**Challenge**
Every line from the beginning of the records below up to the one holding "(n1) at (343,77)" should be quoted exactly; leave out the rest.

**Entries provided**
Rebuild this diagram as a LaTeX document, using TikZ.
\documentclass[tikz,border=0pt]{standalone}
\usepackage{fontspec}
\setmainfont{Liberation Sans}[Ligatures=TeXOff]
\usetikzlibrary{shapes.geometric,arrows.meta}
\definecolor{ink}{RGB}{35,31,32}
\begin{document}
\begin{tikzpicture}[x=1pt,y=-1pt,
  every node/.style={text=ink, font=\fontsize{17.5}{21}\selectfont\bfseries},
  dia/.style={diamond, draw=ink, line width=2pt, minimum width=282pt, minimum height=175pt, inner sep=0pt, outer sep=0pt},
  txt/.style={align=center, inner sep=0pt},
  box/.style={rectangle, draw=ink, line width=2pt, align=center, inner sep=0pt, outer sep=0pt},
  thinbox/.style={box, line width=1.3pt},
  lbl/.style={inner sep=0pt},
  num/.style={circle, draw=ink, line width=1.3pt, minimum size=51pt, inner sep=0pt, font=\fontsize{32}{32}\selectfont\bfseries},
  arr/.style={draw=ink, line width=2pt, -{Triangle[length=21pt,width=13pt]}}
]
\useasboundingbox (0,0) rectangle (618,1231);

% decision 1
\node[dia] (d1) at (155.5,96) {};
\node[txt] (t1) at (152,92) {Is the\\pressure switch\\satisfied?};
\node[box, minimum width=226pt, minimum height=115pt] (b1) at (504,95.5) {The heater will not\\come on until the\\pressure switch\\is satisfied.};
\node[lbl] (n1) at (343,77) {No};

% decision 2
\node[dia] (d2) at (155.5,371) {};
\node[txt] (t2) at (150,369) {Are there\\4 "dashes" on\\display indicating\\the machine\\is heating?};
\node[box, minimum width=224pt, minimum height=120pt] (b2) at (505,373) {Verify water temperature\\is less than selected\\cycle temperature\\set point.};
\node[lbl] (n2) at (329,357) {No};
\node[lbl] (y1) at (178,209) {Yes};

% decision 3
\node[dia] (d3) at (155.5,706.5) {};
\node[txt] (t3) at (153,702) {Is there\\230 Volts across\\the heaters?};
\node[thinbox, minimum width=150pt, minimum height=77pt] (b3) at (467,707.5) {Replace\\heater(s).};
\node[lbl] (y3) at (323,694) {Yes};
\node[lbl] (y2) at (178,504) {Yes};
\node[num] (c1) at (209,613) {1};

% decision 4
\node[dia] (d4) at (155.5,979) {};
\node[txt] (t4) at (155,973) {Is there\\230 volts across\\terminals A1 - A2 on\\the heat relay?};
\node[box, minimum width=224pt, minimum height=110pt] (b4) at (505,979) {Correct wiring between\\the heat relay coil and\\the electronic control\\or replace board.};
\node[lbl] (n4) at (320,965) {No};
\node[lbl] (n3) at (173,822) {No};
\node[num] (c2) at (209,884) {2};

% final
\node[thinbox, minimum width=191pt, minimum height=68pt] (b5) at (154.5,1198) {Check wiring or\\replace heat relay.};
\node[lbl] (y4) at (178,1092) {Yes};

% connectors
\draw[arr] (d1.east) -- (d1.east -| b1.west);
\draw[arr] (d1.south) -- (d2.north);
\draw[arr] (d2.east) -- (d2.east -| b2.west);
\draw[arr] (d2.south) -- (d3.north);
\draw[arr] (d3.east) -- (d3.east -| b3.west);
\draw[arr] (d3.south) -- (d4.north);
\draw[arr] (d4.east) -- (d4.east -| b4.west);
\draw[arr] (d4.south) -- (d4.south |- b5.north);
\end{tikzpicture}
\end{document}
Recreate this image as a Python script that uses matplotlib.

**Correct output**
Rebuild this diagram as a LaTeX document, using TikZ.
\documentclass[tikz,border=0pt]{standalone}
\usepackage{fontspec}
\setmainfont{Liberation Sans}[Ligatures=TeXOff]
\usetikzlibrary{shapes.geometric,arrows.meta}
\definecolor{ink}{RGB}{35,31,32}
\begin{document}
\begin{tikzpicture}[x=1pt,y=-1pt,
  every node/.style={text=ink, font=\fontsize{17.5}{21}\selectfont\bfseries},
  dia/.style={diamond, draw=ink, line width=2pt, minimum width=282pt, minimum height=175pt, inner sep=0pt, outer sep=0pt},
  txt/.style={align=center, inner sep=0pt},
  box/.style={rectangle, draw=ink, line width=2pt, align=center, inner sep=0pt, outer sep=0pt},
  thinbox/.style={box, line width=1.3pt},
  lbl/.style={inner sep=0pt},
  num/.style={circle, draw=ink, line width=1.3pt, minimum size=51pt, inner sep=0pt, font=\fontsize{32}{32}\selectfont\bfseries},
  arr/.style={draw=ink, line width=2pt, -{Triangle[length=21pt,width=13pt]}}
]
\useasboundingbox (0,0) rectangle (618,1231);

% decision 1
\node[dia] (d1) at (155.5,96) {};
\node[txt] (t1) at (152,92) {Is the\\pressure switch\\satisfied?};
\node[box, minimum width=226pt, minimum height=115pt] (b1) at (504,95.5) {The heater will not\\come on until the\\pressure switch\\is satisfied.};
\node[lbl] (n1) at (343,77) {No};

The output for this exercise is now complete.